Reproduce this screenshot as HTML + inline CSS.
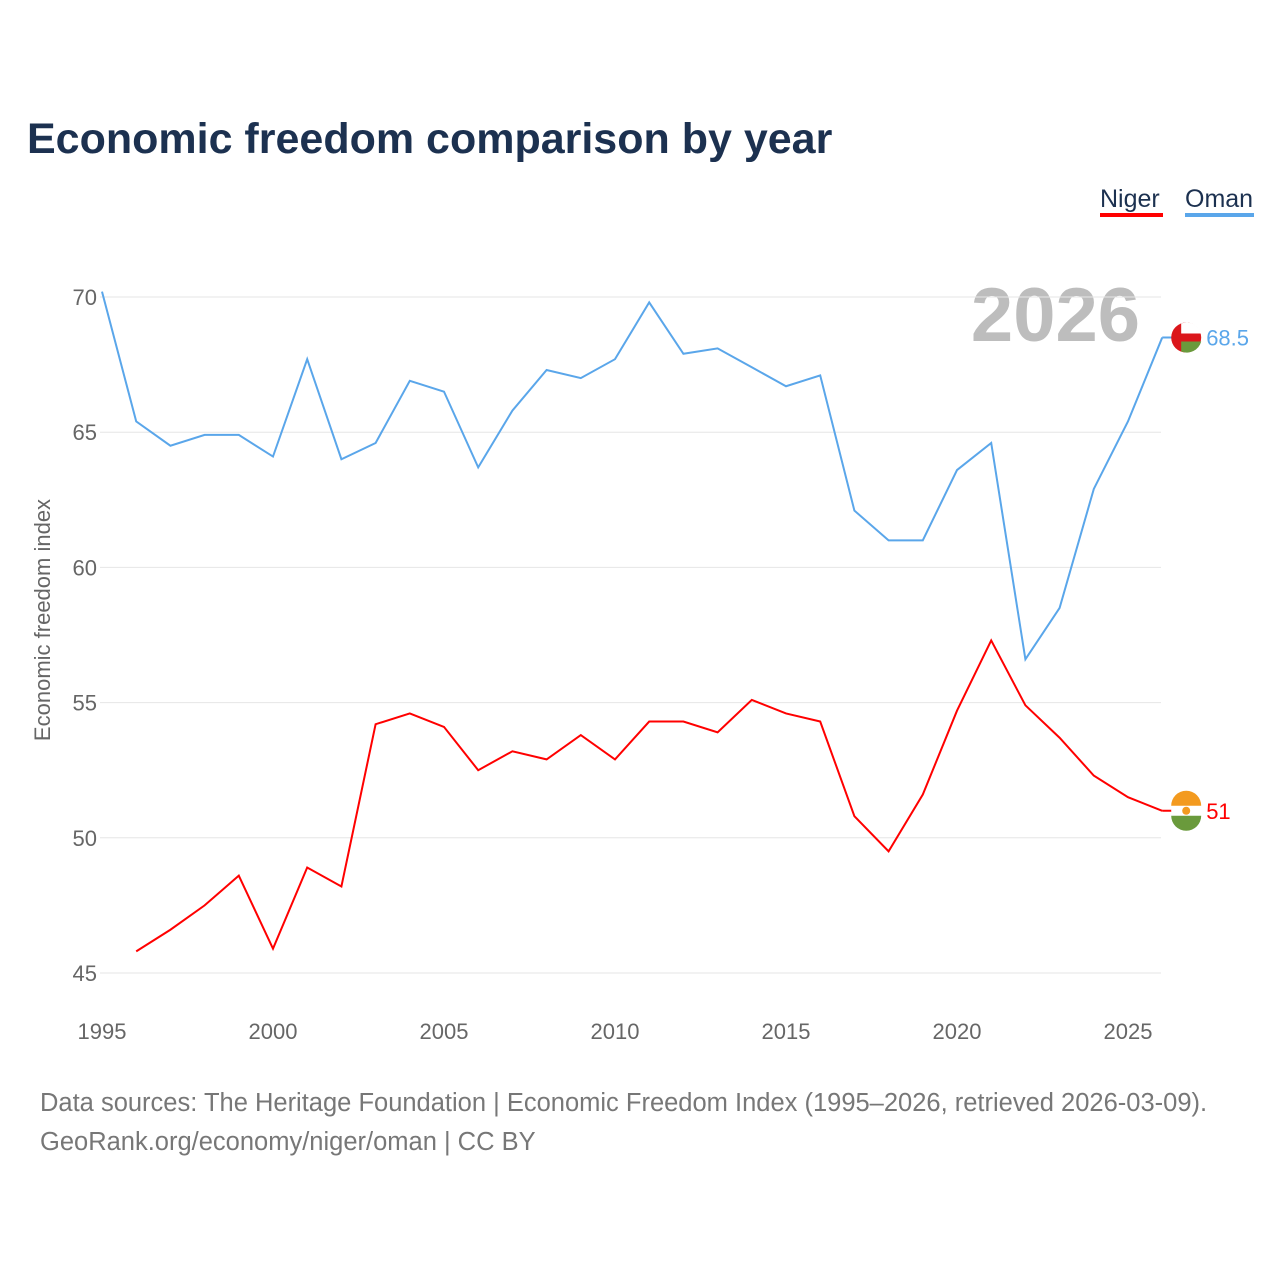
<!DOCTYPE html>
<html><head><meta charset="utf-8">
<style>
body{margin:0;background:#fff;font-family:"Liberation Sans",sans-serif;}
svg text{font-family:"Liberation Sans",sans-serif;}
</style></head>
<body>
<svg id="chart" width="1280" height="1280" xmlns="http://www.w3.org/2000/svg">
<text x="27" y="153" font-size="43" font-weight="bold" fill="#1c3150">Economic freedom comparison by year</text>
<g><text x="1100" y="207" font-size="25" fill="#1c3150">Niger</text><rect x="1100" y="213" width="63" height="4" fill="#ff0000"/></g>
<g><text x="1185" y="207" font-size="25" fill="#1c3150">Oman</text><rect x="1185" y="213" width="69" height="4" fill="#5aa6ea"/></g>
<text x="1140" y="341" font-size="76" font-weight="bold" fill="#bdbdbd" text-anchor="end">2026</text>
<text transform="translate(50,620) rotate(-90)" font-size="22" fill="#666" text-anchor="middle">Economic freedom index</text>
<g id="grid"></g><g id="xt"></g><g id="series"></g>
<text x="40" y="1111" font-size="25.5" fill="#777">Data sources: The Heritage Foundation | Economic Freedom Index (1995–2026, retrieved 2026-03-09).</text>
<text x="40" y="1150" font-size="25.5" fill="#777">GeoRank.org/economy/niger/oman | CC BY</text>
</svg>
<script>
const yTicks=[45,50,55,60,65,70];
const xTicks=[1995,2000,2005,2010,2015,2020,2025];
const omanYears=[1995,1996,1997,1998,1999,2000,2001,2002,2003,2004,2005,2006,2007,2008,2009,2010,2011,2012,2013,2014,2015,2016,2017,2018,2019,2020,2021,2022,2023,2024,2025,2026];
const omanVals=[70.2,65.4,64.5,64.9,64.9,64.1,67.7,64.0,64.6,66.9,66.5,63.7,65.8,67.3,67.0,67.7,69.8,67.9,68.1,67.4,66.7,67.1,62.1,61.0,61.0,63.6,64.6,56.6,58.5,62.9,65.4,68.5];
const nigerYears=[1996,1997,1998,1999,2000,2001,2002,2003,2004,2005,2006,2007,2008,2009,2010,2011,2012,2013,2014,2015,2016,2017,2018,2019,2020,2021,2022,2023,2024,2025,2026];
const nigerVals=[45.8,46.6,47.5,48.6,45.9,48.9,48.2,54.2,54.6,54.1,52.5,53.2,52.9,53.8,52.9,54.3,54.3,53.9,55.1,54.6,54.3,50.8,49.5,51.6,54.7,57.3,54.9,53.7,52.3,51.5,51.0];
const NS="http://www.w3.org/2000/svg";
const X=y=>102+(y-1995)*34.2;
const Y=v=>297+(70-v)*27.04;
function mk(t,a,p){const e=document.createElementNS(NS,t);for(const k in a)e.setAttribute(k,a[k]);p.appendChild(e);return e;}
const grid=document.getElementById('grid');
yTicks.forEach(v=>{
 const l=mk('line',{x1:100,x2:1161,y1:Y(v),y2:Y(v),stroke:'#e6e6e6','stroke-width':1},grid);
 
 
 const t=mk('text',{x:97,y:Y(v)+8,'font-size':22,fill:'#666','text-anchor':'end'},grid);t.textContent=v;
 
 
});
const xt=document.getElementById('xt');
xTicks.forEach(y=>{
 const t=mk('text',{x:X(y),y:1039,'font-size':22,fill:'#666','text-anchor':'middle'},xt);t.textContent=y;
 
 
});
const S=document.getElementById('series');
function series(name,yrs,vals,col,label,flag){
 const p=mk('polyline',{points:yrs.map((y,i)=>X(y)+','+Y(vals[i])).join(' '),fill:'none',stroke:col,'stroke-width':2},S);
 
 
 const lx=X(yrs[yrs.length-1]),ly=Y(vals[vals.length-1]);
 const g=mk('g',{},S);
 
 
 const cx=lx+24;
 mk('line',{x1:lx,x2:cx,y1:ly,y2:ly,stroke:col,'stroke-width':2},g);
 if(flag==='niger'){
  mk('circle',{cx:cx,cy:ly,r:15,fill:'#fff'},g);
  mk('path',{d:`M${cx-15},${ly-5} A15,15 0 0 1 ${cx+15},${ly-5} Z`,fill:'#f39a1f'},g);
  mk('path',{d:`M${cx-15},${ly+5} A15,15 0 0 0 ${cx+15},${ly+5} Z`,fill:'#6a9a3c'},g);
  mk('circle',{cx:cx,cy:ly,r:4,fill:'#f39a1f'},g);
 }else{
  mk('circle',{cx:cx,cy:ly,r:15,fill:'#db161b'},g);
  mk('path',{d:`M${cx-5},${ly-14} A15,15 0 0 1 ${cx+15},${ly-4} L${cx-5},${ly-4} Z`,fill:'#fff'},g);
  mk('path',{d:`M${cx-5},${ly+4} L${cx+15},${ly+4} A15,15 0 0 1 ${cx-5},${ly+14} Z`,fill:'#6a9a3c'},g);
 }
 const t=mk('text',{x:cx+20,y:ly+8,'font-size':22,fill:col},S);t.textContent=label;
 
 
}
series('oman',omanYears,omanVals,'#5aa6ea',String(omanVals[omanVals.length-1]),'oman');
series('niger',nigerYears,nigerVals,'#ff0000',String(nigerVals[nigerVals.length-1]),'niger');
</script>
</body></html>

- - - -

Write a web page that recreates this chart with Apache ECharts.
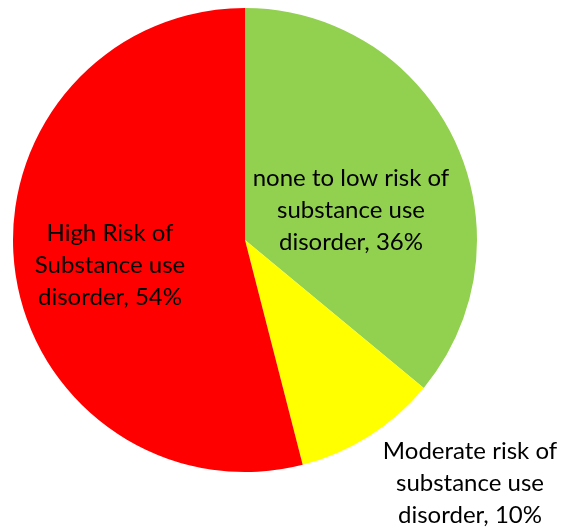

- - - -

Pick every line with "chart" in it and copy it.

<svg id="chart" width="1280" height="1280" xmlns="http://www.w3.org/2000/svg">
Write a web page that recreates this chart with Apache ECharts.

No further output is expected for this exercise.